=== Code that draws figures ===
┌────────

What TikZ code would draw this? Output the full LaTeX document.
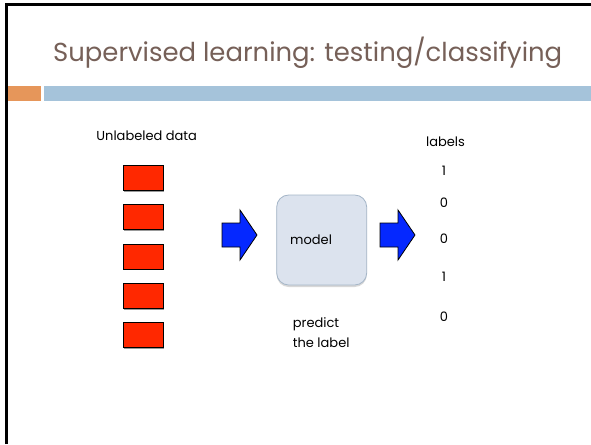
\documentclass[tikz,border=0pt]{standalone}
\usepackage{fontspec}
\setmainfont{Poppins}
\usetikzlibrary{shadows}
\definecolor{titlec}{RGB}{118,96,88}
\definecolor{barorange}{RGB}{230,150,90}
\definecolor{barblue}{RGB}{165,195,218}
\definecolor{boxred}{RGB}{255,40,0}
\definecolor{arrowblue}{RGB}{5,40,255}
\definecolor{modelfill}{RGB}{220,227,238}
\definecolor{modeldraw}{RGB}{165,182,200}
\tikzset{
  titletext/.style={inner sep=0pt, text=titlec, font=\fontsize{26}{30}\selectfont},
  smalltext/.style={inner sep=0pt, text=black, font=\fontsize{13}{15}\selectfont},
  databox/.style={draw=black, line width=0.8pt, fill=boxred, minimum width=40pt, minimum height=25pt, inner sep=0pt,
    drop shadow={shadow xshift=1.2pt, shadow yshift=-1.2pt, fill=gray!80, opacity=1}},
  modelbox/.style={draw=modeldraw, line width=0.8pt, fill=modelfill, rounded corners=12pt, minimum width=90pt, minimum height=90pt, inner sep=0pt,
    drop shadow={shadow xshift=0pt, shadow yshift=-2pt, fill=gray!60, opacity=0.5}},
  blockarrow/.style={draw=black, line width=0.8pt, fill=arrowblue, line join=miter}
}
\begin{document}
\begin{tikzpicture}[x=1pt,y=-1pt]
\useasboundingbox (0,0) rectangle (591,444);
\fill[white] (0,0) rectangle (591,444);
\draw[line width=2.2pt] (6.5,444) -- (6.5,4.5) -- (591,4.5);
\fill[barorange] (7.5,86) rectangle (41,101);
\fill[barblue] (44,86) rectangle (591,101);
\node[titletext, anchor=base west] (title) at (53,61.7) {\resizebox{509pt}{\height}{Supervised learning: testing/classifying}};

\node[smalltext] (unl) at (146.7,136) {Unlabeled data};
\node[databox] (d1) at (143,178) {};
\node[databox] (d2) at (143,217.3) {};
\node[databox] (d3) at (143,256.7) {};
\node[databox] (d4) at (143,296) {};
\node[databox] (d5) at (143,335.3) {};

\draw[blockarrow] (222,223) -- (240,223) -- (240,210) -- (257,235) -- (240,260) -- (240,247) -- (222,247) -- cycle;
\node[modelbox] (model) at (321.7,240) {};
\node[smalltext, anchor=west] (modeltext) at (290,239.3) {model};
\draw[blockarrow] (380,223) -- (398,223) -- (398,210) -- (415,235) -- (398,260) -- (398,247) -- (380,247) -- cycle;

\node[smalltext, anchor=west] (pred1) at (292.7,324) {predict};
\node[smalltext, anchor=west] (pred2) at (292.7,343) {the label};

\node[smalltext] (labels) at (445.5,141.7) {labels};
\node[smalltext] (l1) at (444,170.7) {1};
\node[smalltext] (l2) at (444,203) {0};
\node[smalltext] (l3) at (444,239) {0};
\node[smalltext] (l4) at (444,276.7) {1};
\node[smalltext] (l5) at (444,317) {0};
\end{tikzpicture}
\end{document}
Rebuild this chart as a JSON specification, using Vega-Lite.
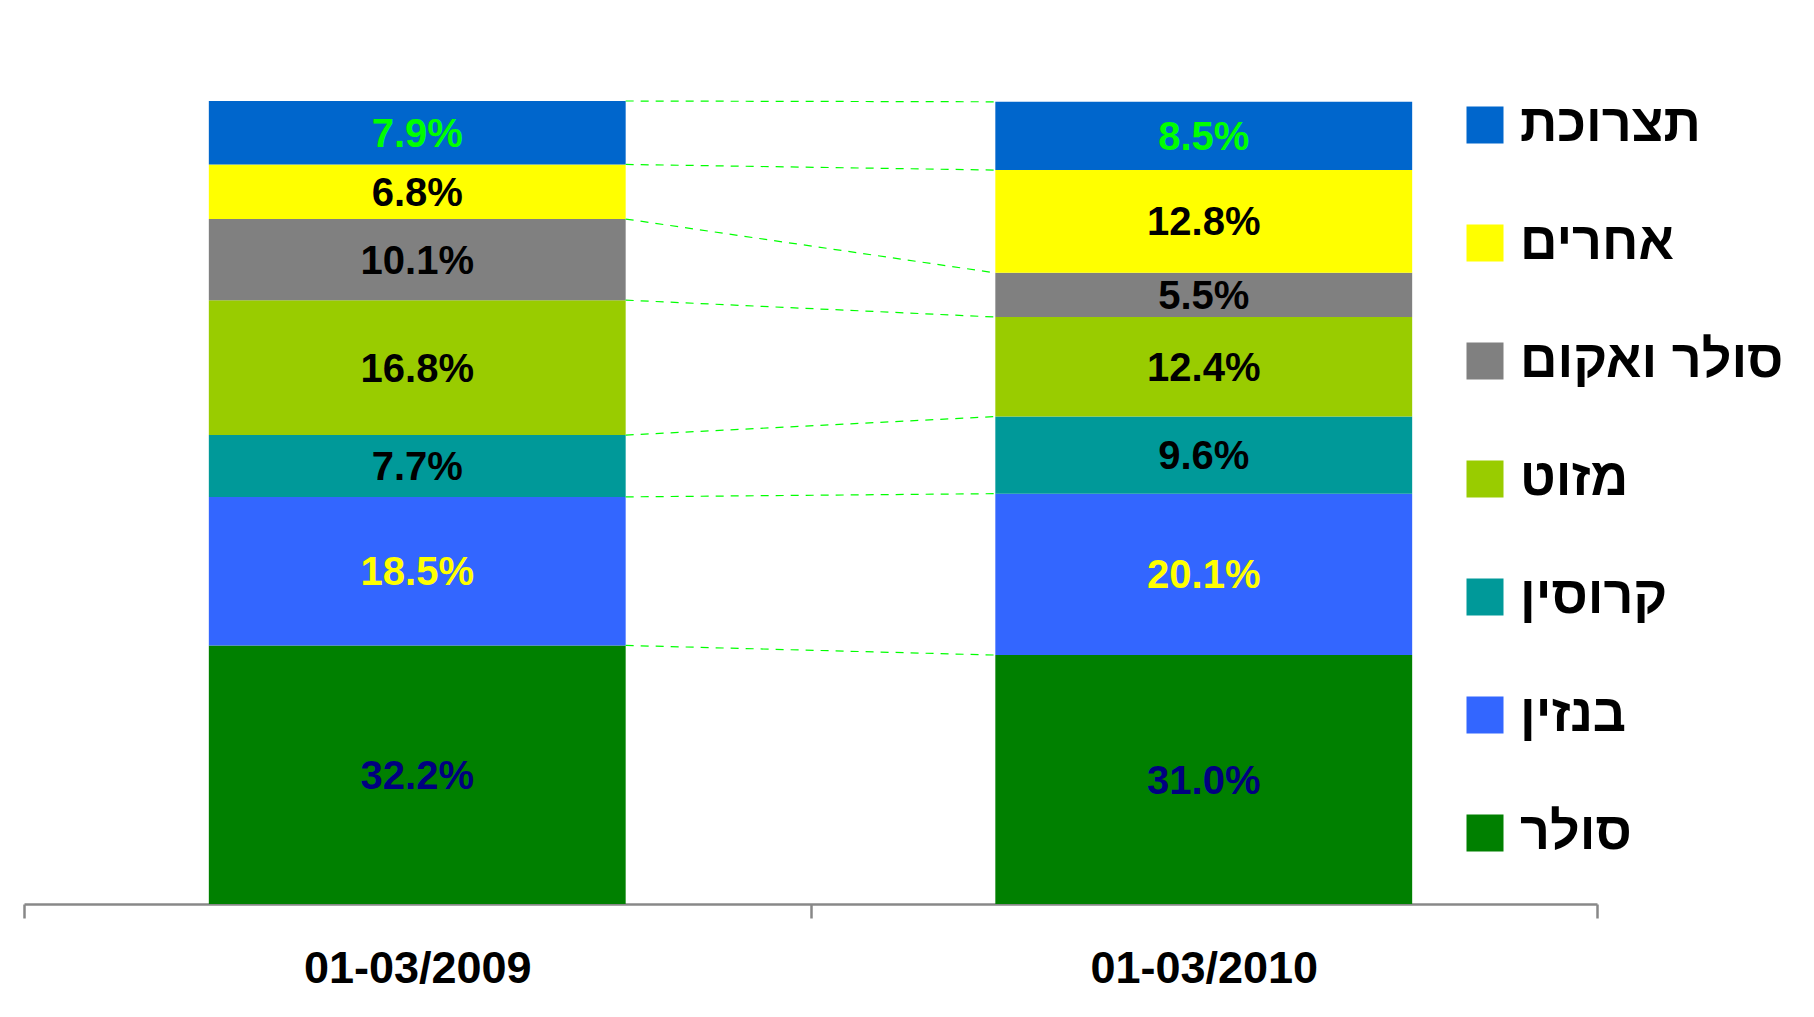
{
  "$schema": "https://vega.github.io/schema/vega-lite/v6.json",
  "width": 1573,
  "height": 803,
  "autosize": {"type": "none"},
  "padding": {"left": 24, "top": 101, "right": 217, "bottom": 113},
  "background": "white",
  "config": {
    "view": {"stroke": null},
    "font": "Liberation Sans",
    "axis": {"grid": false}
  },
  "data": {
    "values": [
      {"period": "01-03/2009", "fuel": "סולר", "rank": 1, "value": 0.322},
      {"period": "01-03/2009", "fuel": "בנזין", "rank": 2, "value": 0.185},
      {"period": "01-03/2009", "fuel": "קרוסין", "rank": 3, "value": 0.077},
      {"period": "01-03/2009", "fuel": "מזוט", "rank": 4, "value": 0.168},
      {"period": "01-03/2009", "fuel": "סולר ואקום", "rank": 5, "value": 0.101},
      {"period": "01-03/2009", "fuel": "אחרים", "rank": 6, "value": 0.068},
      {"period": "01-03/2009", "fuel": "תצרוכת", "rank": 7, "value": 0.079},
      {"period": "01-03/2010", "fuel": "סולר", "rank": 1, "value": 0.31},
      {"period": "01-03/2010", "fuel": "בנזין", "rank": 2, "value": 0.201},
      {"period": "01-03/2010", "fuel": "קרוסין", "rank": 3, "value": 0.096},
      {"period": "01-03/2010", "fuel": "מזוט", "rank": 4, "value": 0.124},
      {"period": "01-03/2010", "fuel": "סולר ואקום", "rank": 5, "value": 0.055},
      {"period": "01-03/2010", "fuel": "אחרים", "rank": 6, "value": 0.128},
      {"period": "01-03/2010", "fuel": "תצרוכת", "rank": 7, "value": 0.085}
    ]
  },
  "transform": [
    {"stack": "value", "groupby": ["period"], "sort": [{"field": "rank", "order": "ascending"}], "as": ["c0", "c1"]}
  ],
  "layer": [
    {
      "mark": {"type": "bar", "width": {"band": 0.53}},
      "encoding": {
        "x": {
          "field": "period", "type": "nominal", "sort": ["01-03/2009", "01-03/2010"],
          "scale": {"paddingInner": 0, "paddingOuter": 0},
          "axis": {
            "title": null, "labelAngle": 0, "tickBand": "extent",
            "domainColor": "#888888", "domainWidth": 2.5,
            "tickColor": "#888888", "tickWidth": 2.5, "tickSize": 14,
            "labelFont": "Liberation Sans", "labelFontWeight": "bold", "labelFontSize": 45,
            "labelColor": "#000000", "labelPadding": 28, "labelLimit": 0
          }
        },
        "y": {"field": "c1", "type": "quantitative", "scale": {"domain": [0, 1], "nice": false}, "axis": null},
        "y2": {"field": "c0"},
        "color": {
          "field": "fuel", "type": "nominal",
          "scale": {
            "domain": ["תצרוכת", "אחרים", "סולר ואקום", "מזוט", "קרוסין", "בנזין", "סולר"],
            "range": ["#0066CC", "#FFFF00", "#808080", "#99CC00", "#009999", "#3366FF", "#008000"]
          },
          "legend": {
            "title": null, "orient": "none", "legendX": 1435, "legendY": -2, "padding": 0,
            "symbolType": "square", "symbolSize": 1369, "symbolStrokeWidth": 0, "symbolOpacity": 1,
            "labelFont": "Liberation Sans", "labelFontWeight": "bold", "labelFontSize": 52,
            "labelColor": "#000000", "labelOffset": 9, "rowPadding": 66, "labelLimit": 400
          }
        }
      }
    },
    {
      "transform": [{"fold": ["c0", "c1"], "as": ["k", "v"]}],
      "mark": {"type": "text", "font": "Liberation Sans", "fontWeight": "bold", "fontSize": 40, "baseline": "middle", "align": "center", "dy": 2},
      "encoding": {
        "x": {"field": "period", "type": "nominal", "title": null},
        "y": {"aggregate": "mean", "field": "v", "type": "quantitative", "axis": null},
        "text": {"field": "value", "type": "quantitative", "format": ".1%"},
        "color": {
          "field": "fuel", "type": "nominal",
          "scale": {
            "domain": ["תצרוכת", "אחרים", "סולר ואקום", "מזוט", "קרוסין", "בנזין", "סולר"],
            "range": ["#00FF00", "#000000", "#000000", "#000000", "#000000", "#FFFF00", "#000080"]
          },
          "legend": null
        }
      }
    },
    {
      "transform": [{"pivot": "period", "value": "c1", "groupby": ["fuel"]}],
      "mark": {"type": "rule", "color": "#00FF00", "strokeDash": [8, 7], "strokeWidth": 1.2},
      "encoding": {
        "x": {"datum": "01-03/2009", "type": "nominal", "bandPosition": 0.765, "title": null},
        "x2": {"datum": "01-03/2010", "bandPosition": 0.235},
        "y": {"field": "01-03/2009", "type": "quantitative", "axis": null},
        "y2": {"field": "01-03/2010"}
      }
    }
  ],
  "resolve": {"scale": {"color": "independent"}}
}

└────────

=== EXERCISE DETAILS ===
Restate the data word for word from its first line through the line with "(d5) at (143,335.3)", leaving out any picture along the way.

=== FULL SOLUTION ===
What TikZ code would draw this? Output the full LaTeX document.
\documentclass[tikz,border=0pt]{standalone}
\usepackage{fontspec}
\setmainfont{Poppins}
\usetikzlibrary{shadows}
\definecolor{titlec}{RGB}{118,96,88}
\definecolor{barorange}{RGB}{230,150,90}
\definecolor{barblue}{RGB}{165,195,218}
\definecolor{boxred}{RGB}{255,40,0}
\definecolor{arrowblue}{RGB}{5,40,255}
\definecolor{modelfill}{RGB}{220,227,238}
\definecolor{modeldraw}{RGB}{165,182,200}
\tikzset{
  titletext/.style={inner sep=0pt, text=titlec, font=\fontsize{26}{30}\selectfont},
  smalltext/.style={inner sep=0pt, text=black, font=\fontsize{13}{15}\selectfont},
  databox/.style={draw=black, line width=0.8pt, fill=boxred, minimum width=40pt, minimum height=25pt, inner sep=0pt,
    drop shadow={shadow xshift=1.2pt, shadow yshift=-1.2pt, fill=gray!80, opacity=1}},
  modelbox/.style={draw=modeldraw, line width=0.8pt, fill=modelfill, rounded corners=12pt, minimum width=90pt, minimum height=90pt, inner sep=0pt,
    drop shadow={shadow xshift=0pt, shadow yshift=-2pt, fill=gray!60, opacity=0.5}},
  blockarrow/.style={draw=black, line width=0.8pt, fill=arrowblue, line join=miter}
}
\begin{document}
\begin{tikzpicture}[x=1pt,y=-1pt]
\useasboundingbox (0,0) rectangle (591,444);
\fill[white] (0,0) rectangle (591,444);
\draw[line width=2.2pt] (6.5,444) -- (6.5,4.5) -- (591,4.5);
\fill[barorange] (7.5,86) rectangle (41,101);
\fill[barblue] (44,86) rectangle (591,101);
\node[titletext, anchor=base west] (title) at (53,61.7) {\resizebox{509pt}{\height}{Supervised learning: testing/classifying}};

\node[smalltext] (unl) at (146.7,136) {Unlabeled data};
\node[databox] (d1) at (143,178) {};
\node[databox] (d2) at (143,217.3) {};
\node[databox] (d3) at (143,256.7) {};
\node[databox] (d4) at (143,296) {};
\node[databox] (d5) at (143,335.3) {};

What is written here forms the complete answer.